Vadim Pokhlebkin: Jeffrey, last Friday, October 31, Bloomberg.com reported that, "Commodities had the biggest monthly drop since at least 1956 on concern that a slump in global economic growth will sap demand for raw materials." The CRB index, which includes 19 commodities, fell 23% in October, with "Crude oil…set for a record monthly drop, copper its biggest retreat in two decades and gold its worst performance in 25 years." What do you make of that?
 
Jeffrey Kennedy: Well, as bad as it sounds, bear markets are not "bad" – they are a natural part of the market cycle; you can think of it as summer and winter, if it helps. Markets very rarely move in a straight line, and not for too long even when that happens. The good news is, even bear markets bring opportunities to speculators who are in the know. Not to brag, but the readers of my Monthly Futures Junctures, for example, were prepared for the recent setbacks: in the October issue, I presented 24 charts of the major commodities calling for their declines to continue.

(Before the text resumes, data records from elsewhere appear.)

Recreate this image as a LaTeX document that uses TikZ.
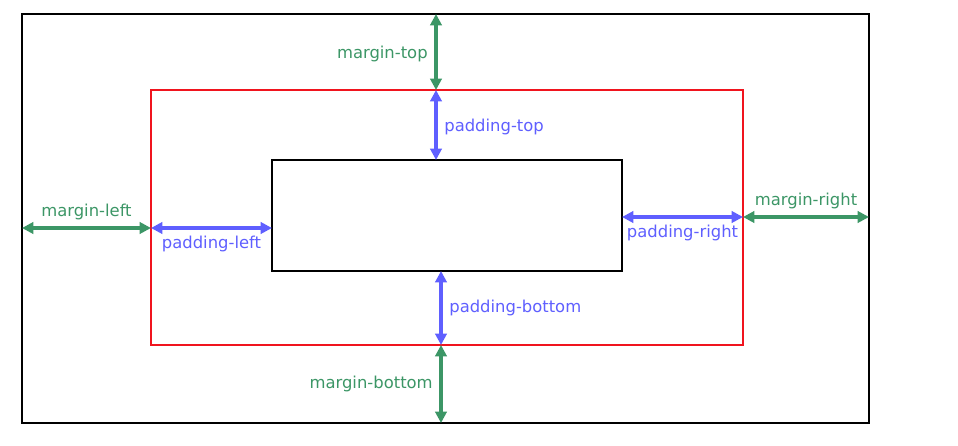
\documentclass[tikz,border=0pt]{standalone}
\usepackage{fontspec}
\setmainfont{DejaVu Sans}
\usetikzlibrary{arrows.meta}
\definecolor{margingreen}{RGB}{60,150,102}
\definecolor{paddingblue}{RGB}{95,95,255}
\definecolor{borderred}{RGB}{240,20,30}
\tikzset{
  box/.style={line width=2.2pt},
  marginarrow/.style={draw=margingreen, line width=2.5pt, {Triangle[length=8.5pt,width=8.5pt]}-{Triangle[length=8.5pt,width=8.5pt]}},
  paddingarrow/.style={draw=paddingblue, line width=2.5pt, {Triangle[length=8.5pt,width=8.5pt]}-{Triangle[length=8.5pt,width=8.5pt]}},
  marginlabel/.style={text=margingreen, font=\fontsize{12.3}{14}\selectfont, inner sep=5pt},
  paddinglabel/.style={text=paddingblue, font=\fontsize{12.3}{14}\selectfont, inner sep=5pt}
}
\begin{document}
\begin{tikzpicture}[x=0.75pt, y=-0.75pt]
    \useasboundingbox (0,0) rectangle (958,446);

    % Boxes
    \coordinate (outer-nw) at (22,14);    \coordinate (outer-se) at (869,423);
    \coordinate (border-nw) at (151,90);  \coordinate (border-se) at (743,345);
    \coordinate (content-nw) at (272,160); \coordinate (content-se) at (622,271);
    \draw[box, black] (outer-nw) rectangle (outer-se);
    \draw[box, borderred] (border-nw) rectangle (border-se);
    \draw[box, black] (content-nw) rectangle (content-se);

    % Arrow ends
    \coordinate (top-a) at (436,14);  \coordinate (top-b) at (436,90);  \coordinate (top-c) at (436,160);
    \coordinate (bot-a) at (441,271); \coordinate (bot-b) at (441,345); \coordinate (bot-c) at (441,423);
    \coordinate (left-a) at (22,228); \coordinate (left-b) at (151,228); \coordinate (left-c) at (272,228);
    \coordinate (right-a) at (622,217); \coordinate (right-b) at (743,217); \coordinate (right-c) at (869,217);

    % Margin and padding arrows
    \draw[marginarrow] (top-a) -- node[marginlabel, left, pos=0.53] {margin-top} (top-b);
    \draw[paddingarrow] (top-b) -- node[paddinglabel, right, pos=0.53] {padding-top} (top-c);
    \draw[paddingarrow] (bot-a) -- node[paddinglabel, right] {padding-bottom} (bot-b);
    \draw[marginarrow] (bot-b) -- node[marginlabel, left] {margin-bottom} (bot-c);
    \draw[marginarrow] (left-a) -- node[marginlabel, above] {margin-left} (left-b);
    \draw[paddingarrow] (left-b) -- node[paddinglabel, below] {padding-left} (left-c);
    \draw[paddingarrow] (right-a) -- node[paddinglabel, below] {padding-right} (right-b);
    \draw[marginarrow] (right-b) -- node[marginlabel, above] {margin-right} (right-c);
\end{tikzpicture}
\end{document}
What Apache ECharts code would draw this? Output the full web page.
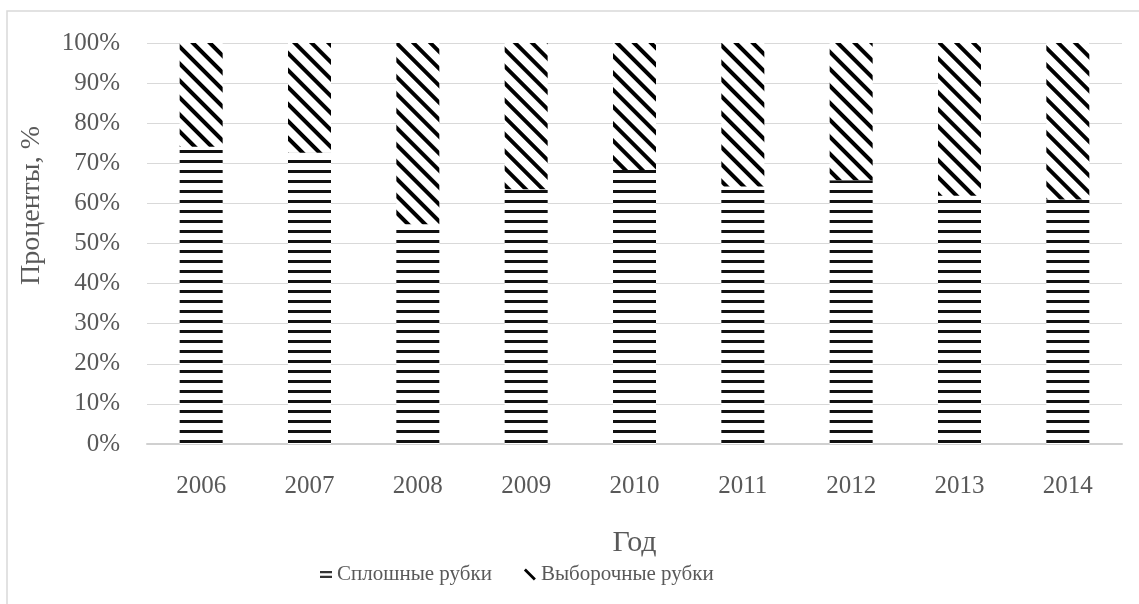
<!DOCTYPE html>
<html>
<head>
<meta charset="utf-8">
<script src="https://cdn.jsdelivr.net/npm/echarts@6/dist/echarts.min.js"></script>
<style>
  html, body { margin: 0; padding: 0; background: #fff; }
  #chart { width: 1139px; height: 604px; }
</style>
</head>
<body>
<div id="chart"></div>
<script>
const years = ['2006', '2007', '2008', '2009', '2010', '2011', '2012', '2013', '2014'];
// share of clear cuts and selective cuts, %
const clearCuts = [74.1, 72.6, 54.8, 63.5, 68.3, 64.2, 65.8, 61.9, 61.0];
const selectiveCuts = [25.9, 27.4, 45.2, 36.5, 31.7, 35.8, 34.2, 38.1, 39.0];
const yTicks = { min: 0, max: 100, interval: 10 };

const font = '"Liberation Serif", "Times New Roman", serif';
const textColor = '#595959';

const chart = echarts.init(document.getElementById('chart'));

chart.setOption({
  animation: false,
  backgroundColor: '#fff',
  textStyle: { fontFamily: font },
  graphic: [{
    type: 'rect',
    shape: { x: 7, y: 11, width: 1200, height: 700 },
    style: { fill: 'none', stroke: '#d9d9d9', lineWidth: 1.5 },
    silent: true
  }],
  grid: { left: 147, right: 17, top: 43, bottom: 160 },
  legend: {
    left: 320,
    top: 564,
    padding: 0,
    itemWidth: 12,
    itemHeight: 12,
    itemGap: 32,
    textStyle: { fontFamily: font, fontSize: 21, color: textColor },
    data: [
      {
        name: 'Сплошные рубки',
        icon: 'path://M0,0H12V2.2H0Z M0,4.8H12V7H0Z',
        itemStyle: { color: '#333', decal: 'none' }
      },
      {
        name: 'Выборочные рубки',
        icon: 'path://M0,2L2,0L12,10L10,12Z',
        itemStyle: { color: '#000', decal: 'none' }
      }
    ]
  },
  xAxis: {
    type: 'category',
    data: years,
    name: 'Год',
    nameLocation: 'middle',
    nameGap: 84,
    nameTextStyle: { fontFamily: font, fontSize: 30, color: textColor },
    axisLine: { lineStyle: { color: '#d0d0d0', width: 2 } },
    axisTick: { show: false },
    axisLabel: { fontFamily: font, fontSize: 25, color: textColor, margin: 30 }
  },
  yAxis: {
    type: 'value',
    min: yTicks.min,
    max: yTicks.max,
    interval: yTicks.interval,
    name: 'Проценты, %',
    nameLocation: 'middle',
    nameGap: 101,
    nameTextStyle: { fontFamily: font, fontSize: 28, color: textColor, padding: [0, 0, 0, 76] },
    axisLine: { show: false },
    axisTick: { show: false },
    axisLabel: { fontFamily: font, fontSize: 25, color: textColor, margin: 27, formatter: '{value}%' },
    splitLine: { lineStyle: { color: '#d9d9d9', width: 1 } }
  },
  series: [
    {
      name: 'Сплошные рубки',
      type: 'bar',
      stack: 'total',
      barWidth: 43,
      data: clearCuts,
      itemStyle: {
        color: '#fff',
        decal: {
          symbol: 'rect',
          symbolSize: 1,
          color: '#111',
          dashArrayX: [10, 0],
          dashArrayY: [2.2, 6.5],
          rotation: 0
        }
      }
    },
    {
      name: 'Выборочные рубки',
      type: 'bar',
      stack: 'total',
      barWidth: 43,
      data: selectiveCuts,
      itemStyle: {
        color: '#fff',
        decal: {
          symbol: 'rect',
          symbolSize: 1,
          color: '#000',
          dashArrayX: [10, 0],
          dashArrayY: [3.3, 7.7],
          rotation: Math.PI / 4
        }
      }
    }
  ]
});
</script>
</body>
</html>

And most of those declines were 3d waves, too.
 
VP: Yes, I remember seeing that. Third waves, huh. That certainly explains why October was the worst month on record for so many of those markets – because third waves, according to the Elliott Wave Principle, are the strongest and fastest within the 5-wave impulsive sequence, aren't they.
 
JK: Exactly.
 
VP: OK, but those familiar with the Wave Principle also know that after a 3d wave, there always comes a correction in wave 4 – in this case, a rebound. When should we be expecting it, and how big will it be?
 
JK: I'm working on that right now. The new issue of my Monthly Futures Junctures comes out next Friday, the 14th. The market should give us some good clues by then about the longer-term wave patterns in commodities.
 
VP: And short-term?
 
JK: Well, short-term things are a little choppy. In Tuesday's and Wednesday's Daily Futures Junctures (Nov. 4 and 5; both online now. – Ed.), for example, I examine the wave structures of a handful of markets: Coffee, Cocoa, Sugar, Soybeans, Soybean Meal, Soybean Oil, Corn and Wheat; yes, it's been a busy week. And the message from all of them is the same: The recent rebounds are likely just countertrend moves, as I show in this 90-minute chart of Coffee:
 
 
What I find interesting is that while the Elliott wave structures in all these markets are different – a Running Triangle in Coffee; an Expanded Flat in Sugar and Corn; a Diagonal Triangle in Soybeans – their message is the same: Once the rebounds are complete, these markets should continue to fall.
 
VP:
 
JK: And to anticipate your next question – "how far?" – I give the near-term price targets in yesterday's and today's Daily Futures Junctures. (Nov. 4 and 5 issues; online now. – Ed.) But as for the latest longer-term targets, like I said, we'll have to wait till next Friday to finalize those.
 
VP: Thanks, Jeffrey.
 
JK: My pleasure!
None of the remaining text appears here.